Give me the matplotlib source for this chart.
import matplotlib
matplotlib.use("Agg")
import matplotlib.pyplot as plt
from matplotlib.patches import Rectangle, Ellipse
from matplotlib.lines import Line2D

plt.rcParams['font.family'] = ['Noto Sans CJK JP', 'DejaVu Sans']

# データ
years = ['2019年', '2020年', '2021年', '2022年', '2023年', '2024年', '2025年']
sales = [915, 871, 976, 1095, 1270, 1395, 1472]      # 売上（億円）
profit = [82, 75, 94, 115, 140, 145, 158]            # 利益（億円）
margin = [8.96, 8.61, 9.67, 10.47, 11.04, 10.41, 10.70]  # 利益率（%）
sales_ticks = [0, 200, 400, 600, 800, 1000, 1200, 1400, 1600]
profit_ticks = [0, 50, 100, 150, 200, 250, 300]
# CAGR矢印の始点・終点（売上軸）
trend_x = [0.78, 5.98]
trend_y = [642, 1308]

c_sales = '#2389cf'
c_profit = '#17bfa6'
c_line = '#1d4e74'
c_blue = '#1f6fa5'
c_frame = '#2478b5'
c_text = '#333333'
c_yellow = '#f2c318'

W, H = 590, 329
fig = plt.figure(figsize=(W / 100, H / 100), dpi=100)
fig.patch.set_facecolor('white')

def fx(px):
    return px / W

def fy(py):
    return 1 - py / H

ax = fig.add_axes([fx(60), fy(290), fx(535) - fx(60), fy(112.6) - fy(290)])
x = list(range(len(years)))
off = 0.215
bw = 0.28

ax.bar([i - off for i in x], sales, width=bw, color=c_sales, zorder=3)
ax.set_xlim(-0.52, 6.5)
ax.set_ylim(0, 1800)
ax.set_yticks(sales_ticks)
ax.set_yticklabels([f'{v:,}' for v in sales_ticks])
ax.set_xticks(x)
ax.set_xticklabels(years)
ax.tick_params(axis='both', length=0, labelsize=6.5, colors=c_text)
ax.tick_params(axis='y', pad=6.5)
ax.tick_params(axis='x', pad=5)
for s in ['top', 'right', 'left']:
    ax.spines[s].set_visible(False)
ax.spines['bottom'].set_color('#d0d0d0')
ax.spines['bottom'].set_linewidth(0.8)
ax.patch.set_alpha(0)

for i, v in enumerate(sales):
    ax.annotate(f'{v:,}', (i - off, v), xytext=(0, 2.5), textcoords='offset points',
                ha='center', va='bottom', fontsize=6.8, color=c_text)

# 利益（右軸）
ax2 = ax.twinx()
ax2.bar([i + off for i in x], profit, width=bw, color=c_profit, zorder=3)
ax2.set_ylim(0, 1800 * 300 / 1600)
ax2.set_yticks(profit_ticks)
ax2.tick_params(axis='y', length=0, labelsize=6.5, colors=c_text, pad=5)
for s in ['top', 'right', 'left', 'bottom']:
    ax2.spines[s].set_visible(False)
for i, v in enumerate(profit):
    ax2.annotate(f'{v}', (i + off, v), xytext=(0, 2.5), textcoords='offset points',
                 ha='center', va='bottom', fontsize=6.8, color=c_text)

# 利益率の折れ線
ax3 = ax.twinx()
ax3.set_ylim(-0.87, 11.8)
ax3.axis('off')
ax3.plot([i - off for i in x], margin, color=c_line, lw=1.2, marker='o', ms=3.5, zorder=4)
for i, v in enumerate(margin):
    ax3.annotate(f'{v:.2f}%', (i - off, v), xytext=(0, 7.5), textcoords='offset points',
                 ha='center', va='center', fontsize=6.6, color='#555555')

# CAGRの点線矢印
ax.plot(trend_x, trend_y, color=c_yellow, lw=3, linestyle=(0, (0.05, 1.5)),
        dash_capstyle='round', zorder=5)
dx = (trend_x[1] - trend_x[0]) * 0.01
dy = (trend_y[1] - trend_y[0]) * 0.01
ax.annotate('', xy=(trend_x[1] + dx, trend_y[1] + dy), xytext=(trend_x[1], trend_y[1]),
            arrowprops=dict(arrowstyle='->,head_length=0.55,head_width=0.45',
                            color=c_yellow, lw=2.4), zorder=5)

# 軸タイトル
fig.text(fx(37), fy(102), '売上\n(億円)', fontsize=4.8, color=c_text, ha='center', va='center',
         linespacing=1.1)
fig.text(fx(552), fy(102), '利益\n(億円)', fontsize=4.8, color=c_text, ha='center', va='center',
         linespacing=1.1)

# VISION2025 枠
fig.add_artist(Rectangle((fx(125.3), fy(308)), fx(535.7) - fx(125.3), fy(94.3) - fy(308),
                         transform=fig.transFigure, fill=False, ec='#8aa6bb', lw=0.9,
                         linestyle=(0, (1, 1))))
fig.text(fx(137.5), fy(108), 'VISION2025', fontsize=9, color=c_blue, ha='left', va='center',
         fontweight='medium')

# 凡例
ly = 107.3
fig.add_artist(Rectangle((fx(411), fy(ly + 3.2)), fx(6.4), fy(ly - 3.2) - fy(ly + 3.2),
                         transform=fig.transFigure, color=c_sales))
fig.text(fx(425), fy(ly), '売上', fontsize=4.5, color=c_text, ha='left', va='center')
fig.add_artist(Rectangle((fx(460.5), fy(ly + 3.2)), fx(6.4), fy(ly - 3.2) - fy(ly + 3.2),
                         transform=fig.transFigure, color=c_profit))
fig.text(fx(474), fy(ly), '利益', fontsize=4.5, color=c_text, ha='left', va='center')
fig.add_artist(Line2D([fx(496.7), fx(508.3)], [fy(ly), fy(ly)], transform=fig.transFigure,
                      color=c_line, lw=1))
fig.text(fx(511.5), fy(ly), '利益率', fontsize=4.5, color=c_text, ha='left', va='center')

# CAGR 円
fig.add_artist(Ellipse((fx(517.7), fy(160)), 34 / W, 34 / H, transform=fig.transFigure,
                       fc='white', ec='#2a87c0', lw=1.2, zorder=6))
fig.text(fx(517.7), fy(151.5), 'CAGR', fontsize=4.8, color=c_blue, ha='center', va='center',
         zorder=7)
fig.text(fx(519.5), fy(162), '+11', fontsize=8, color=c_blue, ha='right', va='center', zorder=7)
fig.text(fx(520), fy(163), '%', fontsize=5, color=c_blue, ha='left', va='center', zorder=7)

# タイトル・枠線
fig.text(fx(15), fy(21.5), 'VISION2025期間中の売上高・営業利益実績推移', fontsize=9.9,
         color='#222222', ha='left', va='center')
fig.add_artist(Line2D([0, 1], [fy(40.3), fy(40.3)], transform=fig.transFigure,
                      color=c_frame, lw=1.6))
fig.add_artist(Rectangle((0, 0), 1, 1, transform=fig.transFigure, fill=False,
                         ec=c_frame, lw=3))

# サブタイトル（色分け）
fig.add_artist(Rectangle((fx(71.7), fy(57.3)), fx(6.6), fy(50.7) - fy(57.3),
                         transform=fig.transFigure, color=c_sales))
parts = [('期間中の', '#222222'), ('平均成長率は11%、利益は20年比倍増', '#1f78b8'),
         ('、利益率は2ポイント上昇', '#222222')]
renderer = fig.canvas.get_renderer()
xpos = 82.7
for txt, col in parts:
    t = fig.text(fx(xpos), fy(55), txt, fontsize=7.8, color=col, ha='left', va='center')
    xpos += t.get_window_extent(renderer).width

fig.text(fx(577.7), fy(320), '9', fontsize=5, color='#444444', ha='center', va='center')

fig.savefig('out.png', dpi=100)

══════════

## [Objective]
Take every line above carrying "matplotlib" and return it.

## [Correct answer]
Give me the matplotlib source for this chart.
import matplotlib
matplotlib.use("Agg")
import matplotlib.pyplot as plt
from matplotlib.patches import Rectangle, Ellipse
from matplotlib.lines import Line2D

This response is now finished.